Content Policy

INSPIRE is maintained for the benefit of High Energy Physics professionals engaged in research. To maintain high quality and a strong focus on high-energy physics, the HEP literature research collection is actively curated as to the types of content selected as well as its focus. These guidelines also apply to other INSPIRE collections (Journals, Conferences, etc.).

Core topical areas of the HEP Literature Collection

  • Particle physics
    e.g. general aspects of elementary particles | QED | strong interactions | weak interactions | CP violation | flavor-changing weak interactions, neutrino masses and mixings | Higgs boson physics | technicolor and composite Higgs | SUSY | magnetic monopoles | exotic particles | grand unification | experiments in physics beyond the Standard Model
  • Astrophysics
    e.g. postulated particles incl. dark matter candidates | neutrino oscillation, mass, flavor | high-energy cosmic-rays | CMB polarization | strange stars
  • Gravitation and cosmology
    e.g. quantum gravity | quantum cosmology | field theoretical models | higher dimensions | supergravity | quantum aspects of black holes | string and membrane models | inflation | gravitational radiation
  • Nuclear physics
    e.g. high energy nuclear reactions | relativistic heavy ion scattering | hypernuclei | double beta decay | neutrinos | quarks, gluons, QCD | meson production | meson and hyperon induced reactions
  • Other border areas such as condensed matter and atomic physics
    e.g. antimatter, fundamental constants
  • Selected areas, if about any of the above
    mathematical physics | quantum physics | computing | accelerators | detectors and experimental methods

In addition, we include at our discretion other material relevant to HEP, e.g. dark matter/energy and non-core topics such as nuclear physics, material related to core topics and works often cited by core HEP articles.
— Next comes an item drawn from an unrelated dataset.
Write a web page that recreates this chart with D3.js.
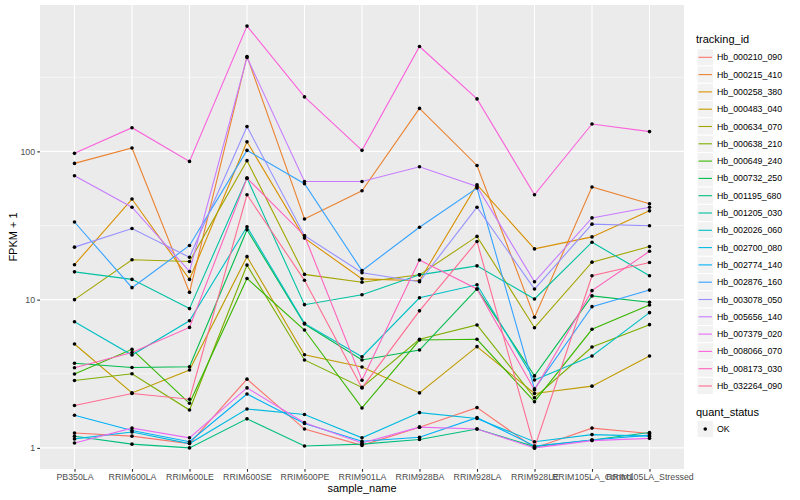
<!DOCTYPE html>
<html>
<head>
<meta charset="utf-8">
<script src="https://cdn.jsdelivr.net/npm/d3@7"></script>
<style>
  body { margin: 0; background: #fff; }
  text { font-family: "Liberation Sans", Arial, sans-serif; }
</style>
</head>
<body>
<div id="chart"></div>
<script>
// sample order on the x axis
const samples = ["PB350LA", "RRIM600LA", "RRIM600LE", "RRIM600SE", "RRIM600PE", "RRIM901LA",
  "RRIM928BA", "RRIM928LA", "RRIM928LE", "RRIM105LA_Control", "RRIM105LA_Stressed"];

const trackingIds = ["Hb_000210_090", "Hb_000215_410", "Hb_000258_380", "Hb_000483_040", "Hb_000634_070",
  "Hb_000638_210", "Hb_000649_240", "Hb_000732_250", "Hb_001195_680", "Hb_001205_030",
  "Hb_002026_060", "Hb_002700_080", "Hb_002774_140", "Hb_002876_160", "Hb_003078_050",
  "Hb_005656_140", "Hb_007379_020", "Hb_008066_070", "Hb_008173_030", "Hb_032264_090"];

// ggplot default hue palette, 20 levels
const colors = ["#F8766D", "#EA8331", "#D89000", "#C09B00", "#A3A500", "#7CAE00", "#39B600", "#00BB4E",
  "#00BF7D", "#00C1A3", "#00BFC4", "#00BAE0", "#00B0F6", "#35A2FF", "#9590FF", "#C77CFF",
  "#E76BF3", "#FA62DB", "#FF62BC", "#FF6C91"];

// FPKM + 1, one array per gene, in sample order
const hb000210_090 = [1.26, 1.20, 1.07, 2.91, 1.34, 1.04, 1.38, 1.87, 1.00, 1.36, 1.25];
const hb000215_410 = [83, 105.5, 11.2, 437, 35, 54.3, 195, 80.4, 7.6, 57.5, 44.3];
const hb000258_380 = [17.2, 47.7, 13.7, 116, 26, 13.8, 13.4, 59.6, 22, 26.5, 39.7];
const hb000483_040 = [5.02, 2.35, 3.35, 19.5, 4.25, 3.51, 2.35, 4.82, 2.33, 2.61, 4.17];
const hb000634_070 = [10, 18.6, 18.1, 86.6, 14.8, 13.1, 14.7, 26.7, 6.47, 17.9, 22.8];
const hb000638_210 = [2.85, 3.16, 1.80, 17.1, 3.92, 2.56, 5.4, 6.75, 2.18, 4.79, 6.78];
const hb000649_240 = [3.15, 4.62, 2.0, 13.9, 6.24, 1.86, 5.34, 5.4, 2.05, 6.31, 9.2];
const hb000732_250 = [3.72, 3.49, 3.53, 29.6, 6.85, 3.92, 4.57, 11.8, 3.06, 10.6, 9.6];
const hb001195_680 = [1.2, 1.06, 1.0, 1.57, 1.03, 1.06, 1.14, 1.34, 1.02, 1.13, 1.27];
const hb001205_030 = [15.4, 13.7, 8.7, 66, 9.25, 10.8, 14.7, 16.9, 10.1, 24.4, 14.5];
const hb002026_060 = [7.1, 4.23, 7.2, 31, 6.92, 4.12, 10.3, 12.6, 2.87, 4.17, 8.17];
const hb002700_080 = [1.15, 1.28, 1.07, 1.83, 1.68, 1.17, 1.73, 1.58, 1.10, 1.23, 1.2];
const hb002774_140 = [1.66, 1.31, 1.1, 2.31, 1.46, 1.11, 1.18, 1.6, 1.03, 1.13, 1.22];
const hb002876_160 = [33.4, 12.05, 23.2, 101.6, 60.5, 15.7, 30.8, 56.6, 2.5, 8.97, 11.6];
const hb003078_050 = [22.6, 30.2, 19.3, 147, 27, 15.2, 13.2, 42, 11.8, 32.3, 31.5];
const hb005656_140 = [68.5, 42, 15.5, 430, 62.7, 62.7, 78.8, 58, 13.2, 35.6, 42];
const hb007379_020 = [1.08, 1.36, 1.17, 2.54, 1.48, 1.08, 1.38, 1.34, 1.0, 1.12, 1.16];
const hb008066_070 = [97, 144.5, 85.6, 700, 233, 101.6, 510, 226, 51, 153, 136];
const hb008173_030 = [3.47, 4.4, 6.5, 66, 27, 2.86, 18.5, 11.8, 2.46, 11.5, 21.2];
const hb032264_090 = [1.93, 2.33, 2.13, 51, 13.5, 2.54, 8.4, 24.7, 1.0, 14.5, 17.8];

const yTicks = [1, 10, 100];

const seriesValues = [hb000210_090, hb000215_410, hb000258_380, hb000483_040, hb000634_070,
  hb000638_210, hb000649_240, hb000732_250, hb001195_680, hb001205_030, hb002026_060,
  hb002700_080, hb002774_140, hb002876_160, hb003078_050, hb005656_140, hb007379_020,
  hb008066_070, hb008173_030, hb032264_090];

const series = trackingIds.map((id, i) => ({
  id: id,
  color: colors[i],
  values: samples.map((s, j) => ({ sample: s, v: seriesValues[i][j] }))
}));

const W = 800, H = 500;
const panel = { left: 40, right: 684, top: 5, bottom: 469 };

const svg = d3.select("#chart").append("svg")
  .attr("width", W)
  .attr("height", H);

const xScale = d3.scalePoint()
  .domain(samples)
  .range([panel.left, panel.right])
  .padding(0.6);

// log scale with ggplot's 5% expansion in log space
const allVals = seriesValues.flat();
const lo = Math.log10(d3.min(allVals)), hi = Math.log10(d3.max(allVals));
const pad = (hi - lo) * 0.05;
const yScale = d3.scaleLog()
  .domain([Math.pow(10, lo - pad), Math.pow(10, hi + pad)])
  .range([panel.bottom, panel.top]);

// panel background
svg.append("rect")
  .attr("x", panel.left).attr("y", panel.top)
  .attr("width", panel.right - panel.left)
  .attr("height", panel.bottom - panel.top)
  .attr("fill", "#EBEBEB");

const grid = svg.append("g");
// minor grid halfway between decades
[Math.pow(10, 0.5), Math.pow(10, 1.5), Math.pow(10, 2.5)].forEach(v => {
  grid.append("line")
    .attr("x1", panel.left).attr("x2", panel.right)
    .attr("y1", yScale(v)).attr("y2", yScale(v))
    .attr("stroke", "#fff").attr("stroke-width", 0.55);
});
yTicks.forEach(v => {
  grid.append("line")
    .attr("x1", panel.left).attr("x2", panel.right)
    .attr("y1", yScale(v)).attr("y2", yScale(v))
    .attr("stroke", "#fff").attr("stroke-width", 1.1);
});
samples.forEach(s => {
  grid.append("line")
    .attr("x1", xScale(s)).attr("x2", xScale(s))
    .attr("y1", panel.top).attr("y2", panel.bottom)
    .attr("stroke", "#fff").attr("stroke-width", 1.1);
});

const line = d3.line()
  .x(d => xScale(d.sample))
  .y(d => yScale(d.v));

svg.append("g").selectAll("path")
  .data(series)
  .enter().append("path")
  .attr("d", d => line(d.values))
  .attr("fill", "none")
  .attr("stroke", d => d.color)
  .attr("stroke-width", 1.1);

svg.append("g").selectAll("g")
  .data(series)
  .enter().append("g")
  .selectAll("circle")
  .data(d => d.values)
  .enter().append("circle")
  .attr("cx", d => xScale(d.sample))
  .attr("cy", d => yScale(d.v))
  .attr("r", 1.8)
  .attr("fill", "#000");

// axes
const yAxis = d3.axisLeft(yScale)
  .tickValues(yTicks)
  .tickFormat(d3.format("d"))
  .tickSize(2.75)
  .tickPadding(2.2);

const gy = svg.append("g")
  .attr("transform", "translate(" + panel.left + ",0)")
  .call(yAxis);

const xAxis = d3.axisBottom(xScale)
  .tickSize(2.75)
  .tickPadding(1.6);

const gx = svg.append("g")
  .attr("transform", "translate(0," + panel.bottom + ")")
  .call(xAxis);

[gx, gy].forEach(g => {
  g.select(".domain").remove();
  g.selectAll(".tick line").attr("stroke", "#333333").attr("stroke-width", 1.1);
  g.selectAll(".tick text")
    .attr("fill", "#4D4D4D")
    .style("font-size", "8.8px")
    .style("font-family", "'Liberation Sans', Arial, sans-serif");
});

svg.append("text")
  .attr("x", (panel.left + panel.right) / 2)
  .attr("y", 492)
  .attr("text-anchor", "middle")
  .style("font-size", "11px")
  .text("sample_name");

svg.append("text")
  .attr("transform", "translate(17," + (panel.top + panel.bottom) / 2 + ") rotate(-90)")
  .attr("text-anchor", "middle")
  .style("font-size", "11px")
  .text("FPKM + 1");

// legend: tracking_id
const legend = svg.append("g");
legend.append("text")
  .attr("x", 696).attr("y", 43)
  .style("font-size", "11px")
  .text("tracking_id");

const rowH = 17.3, firstRow = 57.3;
const rows = legend.selectAll("g.row")
  .data(series)
  .enter().append("g")
  .attr("class", "row")
  .attr("transform", (d, i) => "translate(697," + (firstRow + i * rowH) + ")");

rows.append("rect")
  .attr("x", 0).attr("y", -rowH / 2)
  .attr("width", 16.5).attr("height", rowH)
  .attr("fill", "#F2F2F2")
  .attr("stroke", "#fff")
  .attr("stroke-width", 1);

rows.append("line")
  .attr("x1", 1.5).attr("x2", 15)
  .attr("y1", 0).attr("y2", 0)
  .attr("stroke", d => d.color)
  .attr("stroke-width", 1.1);

rows.append("text")
  .attr("x", 20).attr("y", 0)
  .attr("dy", "0.35em")
  .style("font-size", "8.8px")
  .text(d => d.id);

// legend: quant_status
legend.append("text")
  .attr("x", 696).attr("y", 416)
  .style("font-size", "11px")
  .text("quant_status");

const okRow = legend.append("g")
  .attr("transform", "translate(697,429)");
okRow.append("rect")
  .attr("x", 0).attr("y", -rowH / 2)
  .attr("width", 16.5).attr("height", rowH)
  .attr("fill", "#F2F2F2")
  .attr("stroke", "#fff");
okRow.append("circle")
  .attr("cx", 8.25).attr("cy", 0).attr("r", 1.8).attr("fill", "#000");
okRow.append("text")
  .attr("x", 20).attr("y", 0)
  .attr("dy", "0.35em")
  .style("font-size", "8.8px")
  .text("OK");
</script>
</body>
</html>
But only papers in the core topical areas listed above receive full data curation, including affiliations, keywords, reference extraction and citation counts. Articles cross-listed to these topics are individually evaluated for appropriateness. We usually don’t include material related to non-core topics.

 

Types of content included in the HEP Literature Collection

  • arXiv.org e-prints
    • e-prints from hep*, gr-qc, nucl*, astro-ph.CO, astro-ph.HE, physics.acc-ph, physics.data-an and physics.ins-det archives. Articles cross-listed to these topics are individually evaluated for appropriateness.
    • Relevant e-prints from other archives (determined from cross-listing, citations or selected on a case-by-case basis).
  • Journal articles
    • High energy physics and related articles in peer-reviewed journals of a high standard (as evinced, say, by an editorial board of HEP professionals or a majority of articles appearing in arXiv.org).
  • Conference contributions
    • Conferences which focus on HEP or a related field of a high standard of quality (as evinced, say, by an advisory board or local organizing committee of HEP professionals).
  • Theses
    • High energy physics Ph.D., Master’s, diploma, habilitation, sometimes bachelor theses.
  • Established report series
    • Report series from established HEP institutions.
  • Books
    • Books by HEP professionals.
  • Experimental notes
    • Notes of high energy physics experimental collaborations.

 

Programmatic harvesting

INSPIRE programmatically harvests content from other information resources that reliably publish high-quality content in relevant areas.  Such harvesting may gather all works provided by an external resource, or only those works which are tagged to indicate their direct relevance to INSPIRE’s core topical areas.  In this programmatic harvesting we necessarily rely on the editorial processes of the external resource to provide consistently relevant content, and do not impose our own editorial prerogatives post hoc. Requests to omit individual articles should therefore be taken to the service providing the original content.  Please note that due to this programmatic harvesting, less relevant articles may occasionally enter the collection.

 

Requests to add content

To suggest missing content, especially theses, please go to the Literature submission page, which can be found by clicking on Submit > literature on the top right of the menu bar.